Now, let us pray together for you and your husband:
Heavenly Father, we come before You on behalf of this precious sister and her husband, lifting their marriage into Your hands. Lord, You see the years of struggle, the pain, the weariness, and the longing for restoration. We ask that You would begin a mighty work in their hearts—first, convicting them of any sin that needs to be confessed and repented of. Lord, if there is bitterness, unforgiveness, or rebellion, soften their hearts and draw them to Yourself. Let them experience the freedom that comes from true repentance and the joy of Your forgiveness.
Father, we pray for healing—healing from past wounds, from broken trust, from the scars of hardship. You are Jehovah-Rapha, the God who heals, and we ask that You would bind up their wounds and restore their souls. Let them find their strength in You, not in their own efforts or the world’s solutions.
Lord, we pray for unity in their marriage. Where there has been division, bring reconciliation. Where there has been silence, restore communication. Where there has been coldness, reignite love. Help them to see one another through Your eyes—to love as You love, to forgive as You forgive, and to serve one another as Christ served the church.

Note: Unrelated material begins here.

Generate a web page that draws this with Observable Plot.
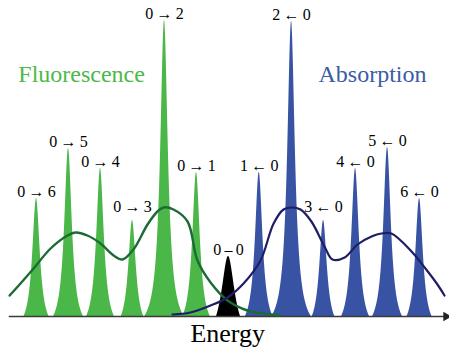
<!DOCTYPE html>
<html>
<head>
<meta charset="utf-8">
<script src="https://cdn.jsdelivr.net/npm/d3@7"></script>
<script src="https://cdn.jsdelivr.net/npm/@observablehq/plot@0.6"></script>
<style>
  body { margin: 0; background: #fff; }
  svg text { font-family: 'Liberation Serif', 'DejaVu Serif', serif; }
</style>
</head>
<body>
<div id="chart"></div>
<script>
// ---- data (energy in vibrational-spacing units, intensity arbitrary) ----
const fluorLabels    = ["0\u2009→\u20091", "0\u2009→\u20092", "0\u2009→\u20093", "0\u2009→\u20094", "0\u2009→\u20095", "0\u2009→\u20096"];
const fluorPositions = [-1, -2, -3, -4, -5, -6];
const fluorHeights   = [144, 296, 96, 148, 168, 118];

const originLabels    = ["0\u2009–\u20090"];
const originPositions = [0];
const originHeights   = [60];

const absLabels    = ["1\u2009←\u20090", "2\u2009←\u20090", "3\u2009←\u20090", "4\u2009←\u20090", "5\u2009←\u20090", "6\u2009←\u20090"];
const absPositions = [0.96, 1.97, 2.97, 3.97, 4.97, 5.97];
const absHeights   = [144, 295, 96, 148, 169, 118];

const fluorEnvX = [-6.84, -6.5, -6.09, -5.56, -5.03, -4.78, -4.41, -4.0, -3.59, -3.31, -2.97, -2.53, -2.22, -2.03, -1.72, -1.28, -0.97, -0.56, -0.03, 0.59, 1.09, 1.63];
const fluorEnvY = [21, 33, 48, 68, 81, 84, 81, 73, 61, 57, 67, 92, 105, 109, 107, 95, 56, 34, 16, 6, 3, 1];

const absEnvX = [-1.75, -1.19, -0.56, -0.03, 0.47, 1.0, 1.41, 1.72, 1.97, 2.25, 2.59, 3.0, 3.25, 3.63, 4.03, 4.47, 4.78, 5.09, 5.72, 6.13, 6.53, 6.75];
const absEnvY = [2, 4, 11, 19, 33, 56, 93, 107, 109, 107, 95, 70, 57, 59, 72, 80, 83, 83, 65, 49, 32, 21];

const xDomain = [-6.85, 6.8];

// ---- build tables ----
const toPeaks = (series, labels, pos, h) =>
  labels.map((label, i) => ({series, label, pos: pos[i], height: h[i], id: series + i, order: i}));
const peaks = [
  ...toPeaks("fluor", fluorLabels, fluorPositions, fluorHeights),
  ...toPeaks("origin", originLabels, originPositions, originHeights),
  ...toPeaks("abs", absLabels, absPositions, absHeights)
];

// truncated Lorentzian line shape
function profile(p, g, c) {
  const B = p.height + c;
  const w = g * Math.sqrt(B / c - 1);
  const out = [];
  const n = 160;
  for (let k = 0; k <= n; k++) {
    const t = -1 + 2 * k / n;
    const d = w * Math.sign(t) * Math.pow(Math.abs(t), 1.6);
    const h = Math.max(0, B * g * g / (d * d + g * g) - c);
    out.push({id: p.id, series: p.series, u: p.pos + d, h});
  }
  return out;
}
const samples = peaks.flatMap(p =>
  p.series === "origin" ? profile(p, 8 / 32, 26.7) : profile(p, 4.6 / 32, 16));

const fluorEnv = fluorEnvX.map((u, i) => ({u, h: fluorEnvY[i]}));
const absEnv = absEnvX.map((u, i) => ({u, h: absEnvY[i]}));

const serif = "'Liberation Serif', 'DejaVu Serif', serif";
const GREEN = "#4ab748", BLUE = "#3953a4";

const chart = Plot.plot({
  width: 449,
  height: 348,
  marginLeft: 8.8,
  marginRight: 3.4,
  marginTop: 16,
  marginBottom: 32,
  style: {background: "#fff", fontFamily: serif},
  x: {domain: xDomain, axis: null},
  y: {domain: [0, 300], axis: null},
  marks: [
    Plot.areaY(samples.filter(d => d.series === "fluor"), {x: "u", y: "h", z: "id", fill: GREEN}),
    Plot.areaY(samples.filter(d => d.series === "abs"), {x: "u", y: "h", z: "id", fill: BLUE}),
    Plot.areaY(samples.filter(d => d.series === "origin"), {x: "u", y: "h", z: "id", fill: "#000"}),
    Plot.ruleY([0], {stroke: "#3a3a3a", strokeWidth: 1.6}),
    Plot.dot([xDomain[1]], {x: d => d, y: 0, symbol: "triangle", r: 3.6, rotate: 90, fill: "#222", stroke: "none"}),
    Plot.line(fluorEnv, {x: "u", y: "h", curve: "catmull-rom", stroke: "#1c6b35", strokeWidth: 2.4}),
    Plot.line(absEnv, {x: "u", y: "h", curve: "catmull-rom", stroke: "#1f1d66", strokeWidth: 2.2}),
    Plot.text(peaks.filter(p => p.order !== 2 || p.series === "origin"), {
      x: "pos", y: "height", text: "label", dy: -2, lineAnchor: "bottom",
      fontSize: 16, fontFamily: serif, fill: "#000"
    }),
    Plot.text(peaks.filter(p => p.order === 2 && p.series !== "origin"), {
      x: "pos", y: "height", text: "label", dy: -9, lineAnchor: "bottom",
      fontSize: 16, fontFamily: serif, fill: "#000"
    }),
    Plot.text(["Fluorescence"], {
      frameAnchor: "top-left", dx: 9, dy: 65.5, lineAnchor: "bottom", textAnchor: "start",
      fontSize: 24, fontFamily: serif, fill: "#4db84a"
    }),
    Plot.text(["Absorption"], {
      frameAnchor: "top-right", dx: -19.6, dy: 65.5, lineAnchor: "bottom", textAnchor: "end",
      fontSize: 24, fontFamily: serif, fill: "#3b5ba3"
    }),
    Plot.text(["Energy"], {
      frameAnchor: "bottom", dy: 25.7, lineAnchor: "bottom",
      fontSize: 26, fontFamily: serif, fill: "#000"
    })
  ]
});
document.getElementById("chart").appendChild(chart);
</script>
</body>
</html>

We also pray for wisdom, Father. If there are practical steps they need to take—whether counseling, setting boundaries, or seeking accountability—lead them clearly. Surround them with godly mentors who can speak truth into their lives and encourage them in this journey.
Most of all, Lord, we pray that You would become the center of their marriage. Let them seek You first, individually and together. May their home be a place where Your presence dwells, where Your Word is honored, and where Your peace reigns.
We ask all this in the mighty name of Jesus Christ, our Redeemer and Restorer. Let Your will be done in their lives, for Your glory. Amen.
Finally, we encourage you to cling to the hope found in Lamentations 3:22-23: *"It is because of Yahweh’s loving kindnesses that we are not consumed, because his compassion doesn’t fail. They are new every morning. Great is your faithfulness."* His mercies are new for you *today*. Keep seeking Him, keep trusting Him, and keep walking in obedience—even when the path is hard. He is faithful, and He will complete the work He has begun in you both (Philippians 1:6).
If you haven’t already, we strongly encourage you to seek biblical counseling—either through your church or a trusted, Christ-centered counselor. Sometimes, the Lord uses others to speak truth and provide guidance in ways we cannot see on our own. You don’t have to walk this road alone.
Stand firm, dear sister. The Lord is with you, and He is able to do exceedingly abundantly above all that you ask or think (Ephesians 3:20). Trust Him with your marriage, your heart, and your future. He will not fail you.